Infelizmente, há outro vetor, atuando na direção contrária. Como sustentam Martin Feldstein e Jeffrey Liebman, as reformas previdenciárias atingem grupos específicos, no curto prazo; os benefícios da reforma, ao contrário, são difusos e virão no longo prazo. Assim, é improvável que os beneficiados pela reforma criem uma coalisão pró-reforma; mas trabalhadores e aposentados irão, com certeza, resistir às mudanças. Além disso, aposentados têm recursos políticos escassos: tempo livre e interesses específicos. Como o número de beneficiários não para de aumentar, graças ao envelhecimento da população, a reforma tende a virar um tema “maldito”.


Paul Pierson sugeriu uma segunda maneira de olhar para esse mesmo vetor anti-reforma. Por mais que haja um diagnóstico sobre a necessidade do ajuste previdenciário, políticos têm que se manter sua viabilidade eleitoral. As estratégias para reduzir o custo político das reformas são limitadas e pouco efetivas. Pode-se, por exemplo, estimular a disputa entre grupos diferentes de eleitores. Foi o que fez o Governo Lula quando aprovou uma reforma exclusiva dos Regimes Próprios. Ou criar compensações específicas para a perda de benefícios. Pode-se também buscar consensos amplos ou tentar reduzir a visibilidade das reformas. No Brasil, nada disso parece muito promissor. As reformas terão que ser profundas e duras, atingindo a todos. A capacidade do Estado de proporcionar “compensações” será cada vez mais limitada. Até aqui, as tentativas de produção de consenso amplo fracassaram miseravelmente (como provam os Fóruns Nacionais criados para tratar do assunto). Além disso, é impossível reduzir a visibilidade das reformas, porque elas exigirão alteração Constitucional.
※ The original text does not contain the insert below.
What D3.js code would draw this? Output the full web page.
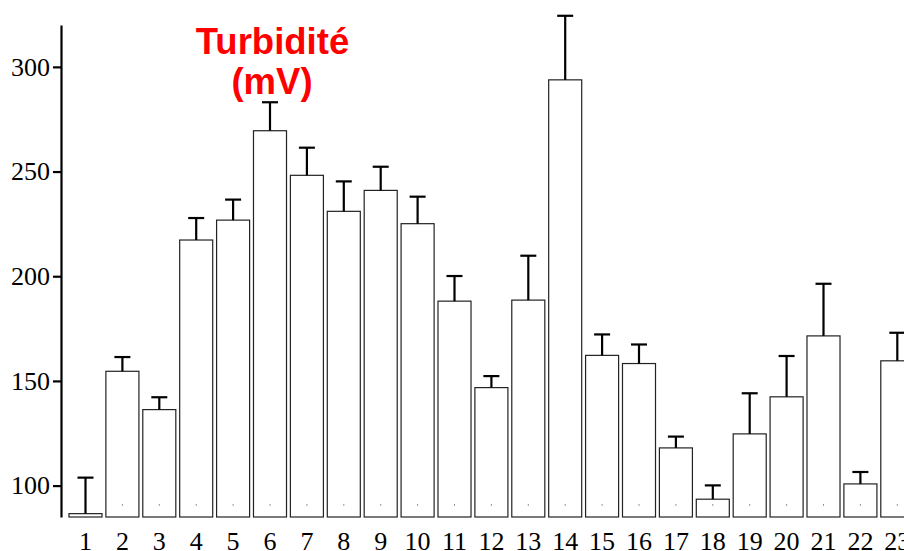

Assim, enfrentamos a situação na qual a reforma previdenciária será economicamente vital para a viabilidade do país, mas sua aprovação será politicamente cada vez mais difícil. Quais os possíveis desdobramentos?
Se houver predominância do primeiro vetor, teremos governos reformistas, dispostos a enfrentar o custo político de aprovar reformas previdenciárias efetivas. Isso garante alguma viabilidade ao país no longo prazo. Se houver predominância do segundo vetor, teremos governos incapazes de avaliar os dilemas nacionais de longo prazo e/ou sem vontade para enfrentar os custos políticos de curto prazo das reformas. Esses governos poderão encampar o discurso populista de que a questão previdenciária pode ser enfrentada com um pouco mais de crescimento econômico e formalização no mercado de trabalho, ou com melhorias gerenciais. É a receita para o desastre. Talvez tenhamos um equilíbrio entre os vetores, que produza mais do mesmo: proposição de reformas ambiciosas e aprovação de reformas limitadas.


Os Governos FHC e Lula tinham o diagnóstico da necessidade da reforma e apresentaram resultados concretos, embora insuficientes. A reforma proposta pelo Governo Temer vai na mesma direção. Os diversos grupos políticos que propuseram reformas previdenciárias, quando estiveram no governo, devem, onde estiverem, lembrar que elas são e serão necessárias. Talvez seja nossa única chance: a criação de um consenso mínimo para o equacionamento da questão previdenciária, que garanta a viabilidade do país.